As in his prior nomination for the home front melodrama The Human Comedy, Brown shows a terrific instinct for the idiosyncrasies and manifold subplots of small-town life. These many light details and tangents breathe life into this story—I have no idea which of the Brown family’s quirks are vestiges from Enid Bagnold’s novel and which are screenwriters’ inventions, but Edwina’s halting courtship and little Donald’s bizarrely insistent fibs lend a three-dimensional quality to the story world, a sense of life extending beyond the painted backdrops and narrow equestrian plot. The film rests on the main characters and their performances, which Brown handles with his reputedly skillful hand. Elizabeth Taylor plays the title character with a compelling mix of a tenacious spirit and weak flesh, and I was a particular fan of Mickey Rooney’s unusually subdued Mi Taylor (another curiously coincidental name). However, the parents steal the show: Donald Crisp’s good-natured pessimist of a father and his hopeful counterweight, the serenely reserved Anne Revere as Mrs. Brown, perhaps the only Oscar-winning parent who could go toe-to-toe with Atticus Finch for quiet nobility. These quiet scenes also showcase the immaculately picturesque set designs of Cedric Gibbons, Urie McCleary, Edwin B. Willis, and Mildred Griffiths (I’m a particular fan of the butcher shop’s subdued palette), carefully coordinating with Leonard Smith’s camerawork to concentrate or disperse the viewer’s attention.

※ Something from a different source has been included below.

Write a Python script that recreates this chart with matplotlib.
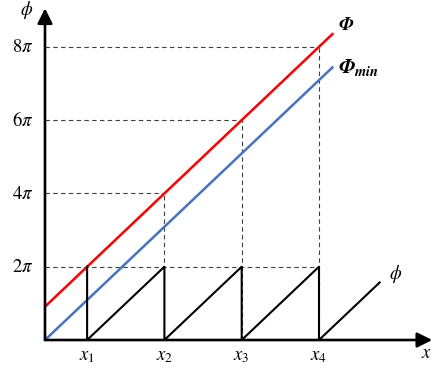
import matplotlib
matplotlib.use("Agg")
import matplotlib.pyplot as plt
import numpy as np

plt.rcParams['mathtext.fontset'] = 'stix'

# Positions of the wrap points x1..x4 (in units of the wrap period along x)
x_wrap = [0.545, 1.545, 2.545, 3.545]
x_labels = [r'$x_1$', r'$x_2$', r'$x_3$', r'$x_4$']
# Phase levels in units of pi
phase_levels = [2, 4, 6, 8]
phase_labels = [r'$2\pi$', r'$4\pi$', r'$6\pi$', r'$8\pi$']
# Phase slope (pi per unit x), end of the straight lines and of the last ramp
slope = 2.0
x_line_end = 3.73
x_ramp_end = 4.33

fig = plt.figure(figsize=(4.34, 3.69), dpi=100)
ax = fig.add_axes([0, 0, 1, 1])
ax.set_xlim(-0.582, 5.033)
ax.set_ylim(-0.791, 9.277)
ax.axis('off')

# Unwrapped phase Phi and Phi_min
xs = np.array([0.0, x_line_end])
phi_big = slope * (xs - x_wrap[0]) + phase_levels[0]
phi_min = slope * xs
ax.plot(xs, phi_big, color='#ff0000', lw=1.8, solid_capstyle='butt', zorder=3)
ax.plot(xs, phi_min, color='#4472c4', lw=1.8, solid_capstyle='butt', zorder=3)

# Wrapped phase: sawtooth starting at x1
saw_x = [x_wrap[0], x_wrap[0]]
saw_y = [phase_levels[0], 0]
for a, b in zip(x_wrap[:-1], x_wrap[1:]):
    saw_x += [b, b]
    saw_y += [slope * (b - a), 0]
saw_x.append(x_ramp_end)
saw_y.append(slope * (x_ramp_end - x_wrap[-1]))
ax.plot(saw_x, saw_y, color='black', lw=1.5, zorder=4)

# Dashed guides
dash = dict(color='#404040', lw=0.8, ls=(0, (4, 3)), zorder=1)
ax.plot([0, x_wrap[-1]], [phase_levels[0]] * 2, **dash)
for xv, lv in zip(x_wrap[1:], phase_levels[1:]):
    ax.plot([0, xv], [lv, lv], **dash)
    ax.plot([xv, xv], [0, lv], **dash)

# Axes with arrow heads
head = '-|>,head_length=0.9,head_width=0.45'
ax.annotate('', xy=(0, 9.05), xytext=(0, 0),
            arrowprops=dict(arrowstyle=head, lw=1.9, color='black',
                            shrinkA=0, shrinkB=0), zorder=5)
ax.annotate('', xy=(5.01, 0), xytext=(0, 0),
            arrowprops=dict(arrowstyle=head, lw=1.9, color='black',
                            shrinkA=0, shrinkB=0), zorder=5)

# Tick labels
for lv, lab in zip(phase_levels, phase_labels):
    ax.text(-0.15, lv, lab, ha='right', va='center', fontsize=13.5)
for xv, lab in zip(x_wrap, x_labels):
    ax.text(xv, -0.42, lab, ha='center', va='center', fontsize=13.5)

# Axis and curve labels
ax.text(-0.24, 9.0, r'$\phi$', ha='center', va='center', fontsize=13.5)
ax.text(4.93, -0.33, r'$x$', ha='center', va='center', fontsize=13.5)
ax.text(x_ramp_end + 0.12, 1.8, r'$\phi$', ha='left', va='center', fontsize=13.5)
ax.text(x_line_end + 0.06, phi_big[-1] + 0.25, r'$\mathbfit{\Phi}$',
        ha='left', va='center', fontsize=13.5)
ax.text(x_line_end + 0.06, phi_min[-1] - 0.02, r'$\mathbfit{\Phi_{min}}$',
        ha='left', va='center', fontsize=15)

fig.savefig('out.png', dpi=100)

Of course, we probably wouldn’t be discussing this film if it weren’t for the tremendous Grand National set piece, a sustained adrenaline rush that singlehandedly clinched Best Editing for Robert Kern and boosted Brown into the top five in Best Director. Like Ben-Hur’s chariot race, the scene shows of the production value only MGM could offer—there’s something immensely reassuring about picking out the distinctive main character (in this case clad in yellow & fuchsia) and knowing that this racecourse and horde of riders were staged just for this movie—complete with the diabolical subtractive logistics of the race’s progression. Even at its most frenetic, though, the jump-by-jump rhythm of the sequence (segmented through intercutting with Mi and Arthur Treacher’s amiable patrician horse owner), maintains the conservative clarity and small human stakes of Brown’s storytelling sensibility. After the thrilling finish, the story steadily de-escalates before the return to the village. There, Velvet’s brush with the brass ring will become a story she passes down to her children the way her mother passed down her own, and it’s Clarence Brown who presented the same-named family its new chapter in classical storybook fashion.
THE VOTE
As I said in my inaugural post, despite the pedigree of all five nominees, this just isn’t a Best Director race that turns me on. On their third nominations, Alfred Hitchcock turned in one of the more visually dynamic (but narratively weak) films of his early Hollywood period with Spellbound, while Leo McCarey contributed a charming battle of the sexes in The Bells of St. Mary’s, a huge step up from the wretched Going My Way but still unable to avoid falling into schmaltz. I’m not even a particularly fan of two-time nominee Billy Wilder’s first win for The Lost Weekend, an unrelentingly bleak look at alcoholism (somewhat undermined by an overdetermined Hollywood ending). My vote still goes to the other pastoral, alongside Brown’s: Jean Renoir’s visually stunning The Southerner.